1. In the GRUB world, counting starts from 0 and not 1.

So what you get as /dev/sda1 or /dev/hda8 as seen from your OS, is to be called /dev/sda0 and /dev/hda7 respectively in GRUB.

2. GRUB files are stored at the location /boot/grub, and it’s configuration file is /boot/grub/menu.lst (or

/boot/boot/menu.lst in older systems).

3. GRUB works in stages 1, 1.5 (optional) and 2 in order to complete the boot process.

Problem Statement 1 : You installed Ubuntu first on your hard-disk, and now you want to install Windows over it…OR you have a problem in your Windows system on your multi-boot system, and you have to reinstall Windows, keeping Ubuntu intact.

Concepts :

1. Windows has a habit of owning things, and it persists here too. Their stupid bootloader (which cannot recognize most of the filesystems) overwrites the MBR zone without asking for a permission.

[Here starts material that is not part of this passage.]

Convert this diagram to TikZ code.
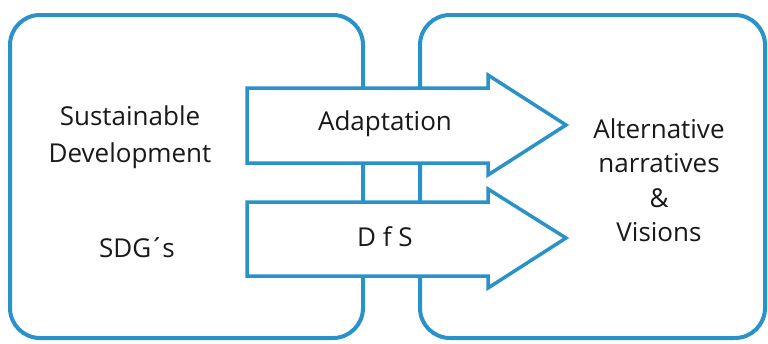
\documentclass[tikz,border=0pt]{standalone}
\usepackage{fontspec}
\setmainfont{Open Sans}
\definecolor{boxblue}{RGB}{41,146,201}
\begin{document}
\begin{tikzpicture}[x=1pt,y=-1pt,
    panel/.style={draw=boxblue,line width=4pt,rounded corners=30pt,fill=white},
    bigarrow/.style={draw=boxblue,line width=3.5pt,fill=white,line join=miter},
    txt/.style={align=center,font=\fontsize{26}{37}\selectfont,text=black!90}]
    \useasboundingbox (0,0) rectangle (768,343);
    % the two panels
    \draw[panel] (10,15) rectangle (363,338);
    \draw[panel] (420,15) rectangle (765,338);
    % arrows across the gap
    \draw[bigarrow] (247,88) -- (488,88) -- (488,75) -- (566,125) -- (488,175) -- (488,163) -- (247,163) -- cycle;
    \draw[bigarrow] (247,202) -- (488,202) -- (488,189) -- (566,238) -- (488,288) -- (488,276) -- (247,276) -- cycle;
    % labels
    \node[txt] (sd) at (130,137) {Sustainable\\Development};
    \node[txt] (sdg) at (137,248) {SDG\kern-2pt´\kern-2pt s};
    \node[txt] (adapt) at (385,124) {Adaptation};
    \node[txt] (dfs) at (385,237) {D f S};
    \node[txt,font=\fontsize{26}{34.5}\selectfont] (alt) at (659,180) {Alternative\\narratives\\\&\\Visions};
\end{tikzpicture}
\end{document}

2. GRUB instead has an option of being installed on MBR or some other location, which can be communicated from the MBR.

Tools you need :

1. A Live CD (of any distro)
2. The “sudo” power, or its equivalent.
3. fdisk , this is the utility to show all your hard-disk partitions.

Procedure :

1. Boot into the Live CD.
2. Open up a terminal.
3. Type :
sudo grub
4. Then:
find /boot/grub/menu.lst

5. This will get you an output of the location/s where you have your GRUB configuration files. You may get multiple locations, if you have multiple Ubuntus installed; in that case select the most recent one.Let it be /dev/sda7.
6. Type (assuming /dev/sda7 as your output) :
root (hd0,6) (Take care of the spaces)
7. Next:
setup (hd0) ( If you want to install GRUB on your secondary hard-disk, the use hd1..and so on)
8. Exit GRUB :

This procedure will let you boot into Ubuntu now, but “in most cases” you would be unable to boot into Windows, because the file the location of windows in the GRUB configuration file has now changed. You just need to tell GRUB about the new location of Windows.
To do this, type in the terminal :
sudo fdisk -l (see Troubleshooting section, if it doesnt work)
Locate the Windows partition. Let it be /dev/sda9.

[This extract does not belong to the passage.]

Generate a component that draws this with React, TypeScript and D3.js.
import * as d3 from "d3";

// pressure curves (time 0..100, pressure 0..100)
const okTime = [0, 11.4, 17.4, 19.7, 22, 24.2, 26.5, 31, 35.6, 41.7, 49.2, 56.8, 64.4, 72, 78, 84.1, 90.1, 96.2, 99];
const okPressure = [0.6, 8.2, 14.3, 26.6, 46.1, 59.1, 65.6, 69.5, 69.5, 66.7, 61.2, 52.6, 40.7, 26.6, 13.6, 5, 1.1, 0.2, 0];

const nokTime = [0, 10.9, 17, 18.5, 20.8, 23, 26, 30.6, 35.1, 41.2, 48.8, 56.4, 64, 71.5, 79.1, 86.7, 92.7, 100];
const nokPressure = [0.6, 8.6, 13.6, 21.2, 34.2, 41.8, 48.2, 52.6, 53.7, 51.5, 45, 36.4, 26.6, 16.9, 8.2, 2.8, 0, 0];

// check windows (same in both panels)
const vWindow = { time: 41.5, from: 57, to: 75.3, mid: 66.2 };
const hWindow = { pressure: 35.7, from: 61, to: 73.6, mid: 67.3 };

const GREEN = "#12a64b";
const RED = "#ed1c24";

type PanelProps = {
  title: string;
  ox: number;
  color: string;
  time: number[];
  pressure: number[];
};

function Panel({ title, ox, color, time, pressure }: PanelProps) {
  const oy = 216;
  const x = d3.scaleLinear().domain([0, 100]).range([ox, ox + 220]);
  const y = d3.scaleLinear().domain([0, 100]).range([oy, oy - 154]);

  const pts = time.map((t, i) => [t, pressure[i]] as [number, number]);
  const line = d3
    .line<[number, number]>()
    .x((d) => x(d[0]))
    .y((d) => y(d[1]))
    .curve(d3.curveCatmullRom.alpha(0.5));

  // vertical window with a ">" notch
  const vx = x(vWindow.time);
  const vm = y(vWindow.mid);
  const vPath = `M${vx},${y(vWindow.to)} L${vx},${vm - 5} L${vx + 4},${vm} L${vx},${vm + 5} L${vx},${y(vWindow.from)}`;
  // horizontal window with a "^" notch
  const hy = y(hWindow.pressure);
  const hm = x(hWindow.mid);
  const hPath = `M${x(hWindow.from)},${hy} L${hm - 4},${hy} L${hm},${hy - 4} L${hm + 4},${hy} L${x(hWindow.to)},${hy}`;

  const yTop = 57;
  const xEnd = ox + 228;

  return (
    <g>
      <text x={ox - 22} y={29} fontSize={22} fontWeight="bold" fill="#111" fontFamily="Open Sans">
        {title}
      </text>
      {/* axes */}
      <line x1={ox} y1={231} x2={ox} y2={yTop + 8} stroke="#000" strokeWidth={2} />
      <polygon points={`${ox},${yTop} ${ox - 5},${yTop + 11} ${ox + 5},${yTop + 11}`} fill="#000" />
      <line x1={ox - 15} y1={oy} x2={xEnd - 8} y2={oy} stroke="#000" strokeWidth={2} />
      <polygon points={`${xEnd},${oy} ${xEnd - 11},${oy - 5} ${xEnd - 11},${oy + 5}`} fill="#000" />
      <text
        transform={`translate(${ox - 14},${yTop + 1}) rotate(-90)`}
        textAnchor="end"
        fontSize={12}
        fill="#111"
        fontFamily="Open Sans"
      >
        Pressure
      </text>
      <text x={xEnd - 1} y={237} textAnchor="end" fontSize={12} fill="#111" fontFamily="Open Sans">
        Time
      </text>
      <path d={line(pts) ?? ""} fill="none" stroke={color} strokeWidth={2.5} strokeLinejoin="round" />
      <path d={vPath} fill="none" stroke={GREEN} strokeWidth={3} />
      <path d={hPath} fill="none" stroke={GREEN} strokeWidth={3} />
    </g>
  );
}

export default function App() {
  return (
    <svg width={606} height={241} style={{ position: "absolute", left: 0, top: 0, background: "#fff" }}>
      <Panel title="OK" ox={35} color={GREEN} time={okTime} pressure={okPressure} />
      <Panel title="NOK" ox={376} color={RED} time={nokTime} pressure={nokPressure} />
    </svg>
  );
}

Next you have to edit the GRUB configuration files. Look for your Ubuntu partition (in Places -> Computer)and mount it (just double click over the Ubuntu partition). In case you have made a seperate /boot during ubuntu install, you should similarly mount the /boot partition instead of / .
Look into the /boot folder, and navigate to the grub folder, then menu.lst file.
You now know the location of this file ; so open this file from the terminal as root (use sudo).

When you open this file, look for the Windows portion (probably at the end of the file). Now your Windows partition (as i have supposed) is /dev/sda9 , so edit the Windows partition number from /dev/whatever to /dev/sda9.
Since we know GRUB counts from 0 (see General Concepts 1), we have to number our partition as (hd0,8) and NOT (hd0,9).

title Microsoft Windows NT/98/95 and MS-DOS
root (hd0,whatever)
# rootnoverify (hd0,0)
chainloader +1

to :

title Microsoft Windows NT/98/95 and MS-DOS
root (hd0,8)
# rootnoverify (hd0,0)
chainloader +1

Now you can access your Ubuntu as well as Windows partition from the GRUB menu.